[Directions for this task]:
Take the lines of the data below from the very first through the line containing "from bokeh.resources import INLINE" and output them exactly, pictures excluded.
===== Provided data
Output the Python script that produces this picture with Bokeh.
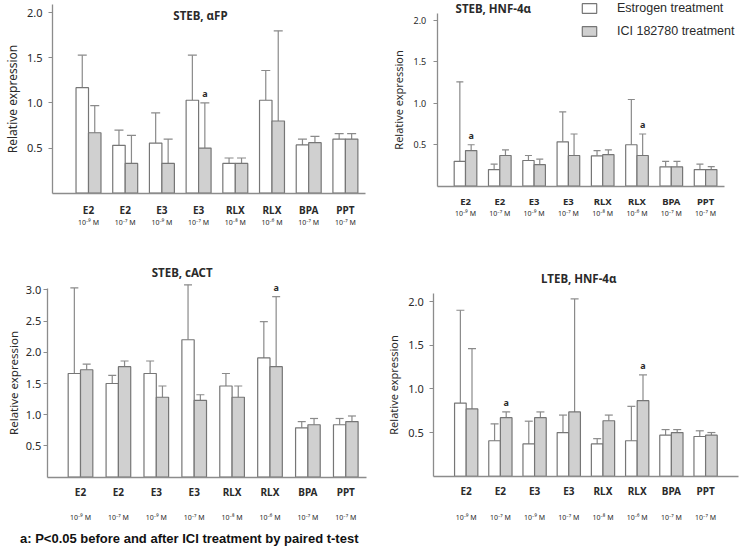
from bokeh.plotting import figure
from bokeh.models import (ColumnDataSource, Range1d, FixedTicker, LinearAxis, Whisker,
                          TeeHead, Label, Legend, LegendItem, Div, PrintfTickFormatter)
from bokeh.layouts import row, column
from bokeh.transform import dodge
from bokeh.core.properties import value
from bokeh.embed import file_html
from bokeh.resources import INLINE

# ---------------- data ----------------
drugs = ["E2", "E2", "E3", "E3", "RLX", "RLX", "BPA", "PPT"]
concs = ["10⁻⁹ M", "10⁻⁷ M", "10⁻⁹ M", "10⁻⁷ M", "10⁻⁸ M", "10⁻⁶ M", "10⁻⁷ M", "10⁻⁷ M"]

# STEB, αFP
afp_est = [1.17, 0.53, 0.555, 1.03, 0.33, 1.03, 0.535, 0.60]
afp_est_err = [1.53, 0.70, 0.89, 1.53, 0.39, 1.36, 0.60, 0.66]
afp_ici = [0.67, 0.33, 0.33, 0.50, 0.33, 0.80, 0.56, 0.60]
afp_ici_err = [0.97, 0.64, 0.60, 1.00, 0.39, 1.80, 0.63, 0.66]
afp_sig = ["", "", "", "a", "", "", "", ""]

# STEB, HNF-4α
shnf_est = [0.30, 0.20, 0.31, 0.535, 0.366, 0.50, 0.234, 0.20]
shnf_est_err = [1.26, 0.266, 0.37, 0.896, 0.43, 1.046, 0.30, 0.266]
shnf_ici = [0.43, 0.37, 0.26, 0.37, 0.38, 0.37, 0.234, 0.20]
shnf_ici_err = [0.50, 0.437, 0.326, 0.63, 0.437, 0.63, 0.30, 0.235]
shnf_sig = ["a", "", "", "", "", "a", "", ""]

# STEB, cACT
cact_est = [1.66, 1.50, 1.66, 2.20, 1.46, 1.91, 0.79, 0.84]
cact_est_err = [3.03, 1.63, 1.86, 3.08, 1.66, 2.49, 0.89, 0.94]
cact_ici = [1.72, 1.77, 1.28, 1.23, 1.28, 1.77, 0.84, 0.89]
cact_ici_err = [1.81, 1.86, 1.46, 1.32, 1.46, 2.89, 0.94, 0.98]
cact_sig = ["", "", "", "", "", "a", "", ""]

# LTEB, HNF-4α
lhnf_est = [0.837, 0.406, 0.37, 0.50, 0.37, 0.406, 0.47, 0.455]
lhnf_est_err = [1.90, 0.60, 0.63, 0.70, 0.43, 0.80, 0.534, 0.52]
lhnf_ici = [0.77, 0.67, 0.67, 0.736, 0.635, 0.865, 0.50, 0.47]
lhnf_ici_err = [1.46, 0.736, 0.736, 2.03, 0.70, 1.16, 0.534, 0.50]
lhnf_sig = ["", "a", "", "", "", "a", "", ""]

y_ticks_2 = [0.5, 1.0, 1.5, 2.0]
y_ticks_3 = [0.5, 1.0, 1.5, 2.0, 2.5, 3.0]

legend_labels = ["Estrogen treatment", "ICI 182780 treatment"]
footnote = "a: P<0.05 before and after ICI treatment by paired t-test"

# ---------------- style ----------------
FONT = "Noto Sans"
BAR_LINE = "#767676"
GRAY_FILL = "#d0d0d0"
ERR_COLOR = "#8a8a8a"
AXIS_COLOR = "#8c8c8c"
TXT = "#2a2a2a"


def panel(title, est, est_err, ici, ici_err, sig, yticks, g):
    idx = list(range(len(drugs)))
    src = ColumnDataSource(dict(x=idx, est=est, est_err=est_err, ici=ici,
                                ici_err=ici_err, sig=sig))
    p = figure(width=g["w"], height=g["h"], output_backend="svg", toolbar_location=None,
               x_range=Range1d(*g["xr"]), y_range=Range1d(*g["yr"]), min_border=0)
    p.outline_line_color = None
    p.grid.visible = False
    bw = g["bw"]
    r_est = p.vbar(x=dodge("x", -bw / 2), width=bw, top="est", bottom=0, source=src,
                   fill_color="white", line_color=BAR_LINE, line_width=1.2)
    r_ici = p.vbar(x=dodge("x", bw / 2), width=bw, top="ici", bottom=0, source=src,
                   fill_color=GRAY_FILL, line_color=BAR_LINE, line_width=1.2)
    for off, lo, up in [(-bw / 2, "est", "est_err"), (bw / 2, "ici", "ici_err")]:
        w = Whisker(base=dodge("x", off), lower=lo, upper=up, source=src,
                    dimension="height", line_color=ERR_COLOR, line_width=1.2,
                    lower_head=None,
                    upper_head=TeeHead(size=g["cap"], line_color=ERR_COLOR, line_width=1.2))
        p.add_layout(w)
    p.text(x=dodge("x", bw / 2), y="ici_err", text="sig", source=src,
           text_align="center", text_baseline="bottom", y_offset=-3,
           text_font=value(FONT), text_font_size="9px", text_font_style="bold",
           text_color=TXT)

    # y axis, drawn inside the frame at the left end of the x axis
    ya = p.yaxis[0]
    ya.fixed_location = g["yx"]
    ya.bounds = (0, g["ytop"])
    ya.ticker = FixedTicker(ticks=yticks)
    ya.formatter = PrintfTickFormatter(format="%.1f")
    ya.axis_line_color = AXIS_COLOR
    ya.axis_line_width = 1.3
    ya.major_tick_line_color = AXIS_COLOR
    ya.major_tick_out = 4
    ya.major_tick_in = 0
    ya.minor_tick_line_color = None
    ya.major_label_text_font = FONT
    ya.major_label_text_font_size = g["yfs"]
    ya.major_label_text_color = TXT
    ya.major_label_standoff = g["ystand"]
    ya.axis_label = "Relative expression"
    ya.axis_label_text_font = FONT
    ya.axis_label_text_font_style = "normal"
    ya.axis_label_text_font_size = g["yafs"]
    ya.axis_label_text_color = TXT
    ya.axis_label_standoff = g["yastand"]

    # x axis (drug names)
    xa = p.xaxis[0]
    xa.fixed_location = 0
    xa.bounds = (g["yx"], g["xend"])
    xa.ticker = FixedTicker(ticks=idx)
    xa.major_label_overrides = {i: d for i, d in zip(idx, drugs)}
    xa.axis_line_color = AXIS_COLOR
    xa.axis_line_width = 1.3
    xa.major_tick_line_color = None
    xa.minor_tick_line_color = None
    xa.major_tick_out = 0
    xa.minor_tick_out = 0
    xa.major_label_text_font = FONT
    xa.major_label_text_font_style = "bold"
    xa.major_label_text_font_size = g["xfs"]
    xa.major_label_text_color = TXT
    xa.major_label_standoff = g["xstand"]

    # second x axis (concentrations)
    ca = LinearAxis(ticker=FixedTicker(ticks=idx), fixed_location=0,
                    major_label_overrides={i: c for i, c in zip(idx, concs)},
                    axis_line_color=None, major_tick_line_color=None,
                    minor_tick_line_color=None, major_tick_out=0, minor_tick_out=0,
                    major_label_text_font=FONT,
                    major_label_text_font_size="7px", major_label_text_color=TXT,
                    major_label_standoff=g["cstand"])
    p.add_layout(ca, "below")

    p.add_layout(Label(x=g["tx"], y=g["ty"], text=title, text_align="center",
                       text_baseline="middle", text_font=FONT, text_font_style="bold",
                       text_font_size=g["tfs"], text_color=TXT))
    return p, r_est, r_ici


g1 = dict(w=370, h=245, xr=(-2.398, 7.684), yr=(-0.580, 2.136), yx=-0.981, xend=7.548,
          ytop=2.09, bw=0.34, cap=9, yfs="11px", ystand=6, yafs="12px", yastand=3,
          xfs="10px", xstand=10, cstand=25, tx=3.05, ty=1.970, tfs="11.5px")
g2 = dict(w=371, h=245, xr=(-2.770, 8.047), yr=(-0.716, 2.241), yx=-0.825, xend=7.551,
          ytop=2.09, bw=0.33, cap=7, yfs="9px", ystand=7, yafs="11px", yastand=5,
          xfs="9.5px", xstand=9, cstand=23, tx=0.81, ty=2.145, tfs="11.5px")
g3 = dict(w=370, h=280, xr=(-2.111, 7.652), yr=(-0.773, 3.709), yx=-0.879, xend=7.546,
          ytop=3.02, bw=0.325, cap=8, yfs="11px", ystand=2, yafs="11.5px", yastand=2,
          xfs="10px", xstand=8, cstand=36, tx=2.683, ty=3.282, tfs="11.5px")
g4 = dict(w=371, h=280, xr=(-2.798, 8.050), yr=(-0.564, 2.641), yx=-0.947, xend=7.96,
          ytop=2.09, bw=0.34, cap=8, yfs="11px", ystand=6, yafs="11px", yastand=4,
          xfs="10px", xstand=8, cstand=37, tx=3.292, ty=2.260, tfs="11.5px")

p1, _, _ = panel("STEB, αFP", afp_est, afp_est_err, afp_ici, afp_ici_err, afp_sig, y_ticks_2, g1)
p2, re2, ri2 = panel("STEB, HNF-4α", shnf_est, shnf_est_err, shnf_ici, shnf_ici_err, shnf_sig, y_ticks_2, g2)
p3, _, _ = panel("STEB, cACT", cact_est, cact_est_err, cact_ici, cact_ici_err, cact_sig, y_ticks_3, g3)
p4, _, _ = panel("LTEB, HNF-4α", lhnf_est, lhnf_est_err, lhnf_ici, lhnf_ici_err, lhnf_sig, y_ticks_2, g4)

legend = Legend(items=[LegendItem(label=legend_labels[0], renderers=[re2]),
                       LegendItem(label=legend_labels[1], renderers=[ri2])],
                location=(210, 207), orientation="vertical",
                glyph_width=18, glyph_height=12, label_height=12, spacing=9,
                label_standoff=19, padding=0, margin=0,
                border_line_color=None, background_fill_alpha=0,
                label_text_font="Liberation Sans", label_text_font_size="12.5px",
                label_text_color=TXT)
p2.add_layout(legend)

note = Div(text=footnote, width=741, height=17,
           styles={"font-family": "Liberation Sans", "font-weight": "bold",
                   "font-size": "13px", "color": "#111", "padding-left": "15px",
                   "line-height": "17px", "white-space": "nowrap"})

layout = column(row(p1, p2), row(p3, p4), note)

open("out.html", "w").write(file_html(layout, INLINE))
==========
[Finished answer]:
Output the Python script that produces this picture with Bokeh.
from bokeh.plotting import figure
from bokeh.models import (ColumnDataSource, Range1d, FixedTicker, LinearAxis, Whisker,
                          TeeHead, Label, Legend, LegendItem, Div, PrintfTickFormatter)
from bokeh.layouts import row, column
from bokeh.transform import dodge
from bokeh.core.properties import value
from bokeh.embed import file_html
from bokeh.resources import INLINE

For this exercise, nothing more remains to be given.